Where error, mutation, and serendipity unlock new doors in the adjacent possible; exaptation helps us explore the new possibilities beyond those doors.
This is common in the realm of ideas and innovation as well. One key ingredient to being able to take advantage of exaptation is to have connections to a broad range of fields and individuals from a diverse set of intellectual disciplines. One way to ensure this is to have a broad range of hobbies in different fields - what Johnson calls “slow multitasking”, where one task occupies the front of the mind for hours or days at a time - but the others are well within reach. Each hobby has its own adjacent possible - but sometimes they overlap, and a great idea is born.

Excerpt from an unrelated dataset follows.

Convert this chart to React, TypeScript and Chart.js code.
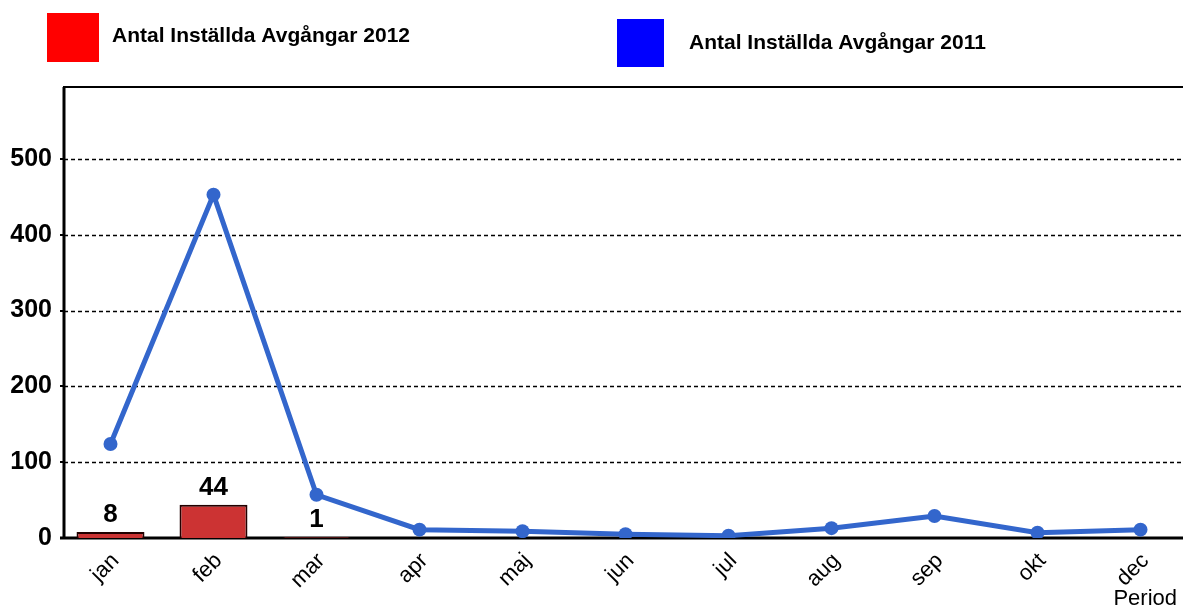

As Johnson says, “chance favors the connected mind.”
Platforms
Platforms are another key. Build an open platform, and you will be shocked by the creativity and wide ideas that others will build on top of it.
In the nomenclature of the adjacent possible, platforms let others create new doors to more adjacent possibles.
The internet and the many ecosystems on it are a great example, of course, but there are much more tangible ones, too - from Miles Davis breaking the rules (and yet building on so many platforms!) in A Kind of Blue, to atolls bristling with life created by coral reefs.
One interesting thing to note here is that Johnson extols the openness of the web and the platforms built on top of it - but there has actually been significant backsliding since the book was published in 2010. The open Twitter APIs he praises, for example, are now far more restricted. Today it feels like walled gardens and paywalls are becoming the norm, alas.
The Fourth Quadrant
In the book’s final chapter, Johnson a look at influential ideas and breaks them down into four quadrants based on whether they were developed in a closed or collaborative environment, and whether their creators were driven by the profit motive or not.
He finds that good ideas from all four quadrants, but that in the past two centuries there has been a shift towards what he calls the fourth quadrant - collaboratively-developed, non-market-driven ideas.
The internet and open source software are great examples of projects in the fourth quadrant - but so is GPS, punch cards, radar and so on.
It seems, in fact, that ideas are fundamentally different from property - that one cannot truly own them. Just like using your candle to light another does not diminish yours, so too sharing an idea takes nothing from you.
This has some interesting implications. For example, in the US copyright protections were originally set to last 14 years when the law was passed in 1790 (with a possible extension of another 14 years). Copyright-holders have lobbied hard, though, and so now the term in the US “life of the author + 70 years”.
There’s no good reason why copyright should last long. Economist Rufus Pollock estimated the optimal copyright term to be about 15 years, based on overall benefit to society. Other leading economists also argue that current copyright terms are too long.
Closing Thoughts
Here are some personal habits that I am trying out to spur my creativity (some of them adapted from this book, but more often slowly developed over time):
- Writing down ideas and hunches as they come. Right now, I use Google Keep to jot down ideas quickly on the go, and have a journal (a Google Doc) where I elaborate further. There is a lot of room for improvement here. I’d like to try out Zettelkasten, but haven’t quite found a solution I feel great about. If you have one, let me know.
- Taking notes on (nonfiction) books read - just like these! I don’t end up polishing all of them to be suitable for publication here, but the act of summarizing something in my own words is helpful for improved recall.
- Having a wide variety of hobbies and side projects.
- I’ve added a bookmark to Wikipedia’s Random Article redirect, and take a look at it on most days. I think I originally got this idea from Cal Newport’s Deep Work.
- Leaving space for my mind to wander. That means walks, showers, even drives - without the radio and without music. Meditating also helps greatly.
5/5 - Great anecdotes of breakthroughs and higher-level analysis with useful and actionable insights drawn. A fun read.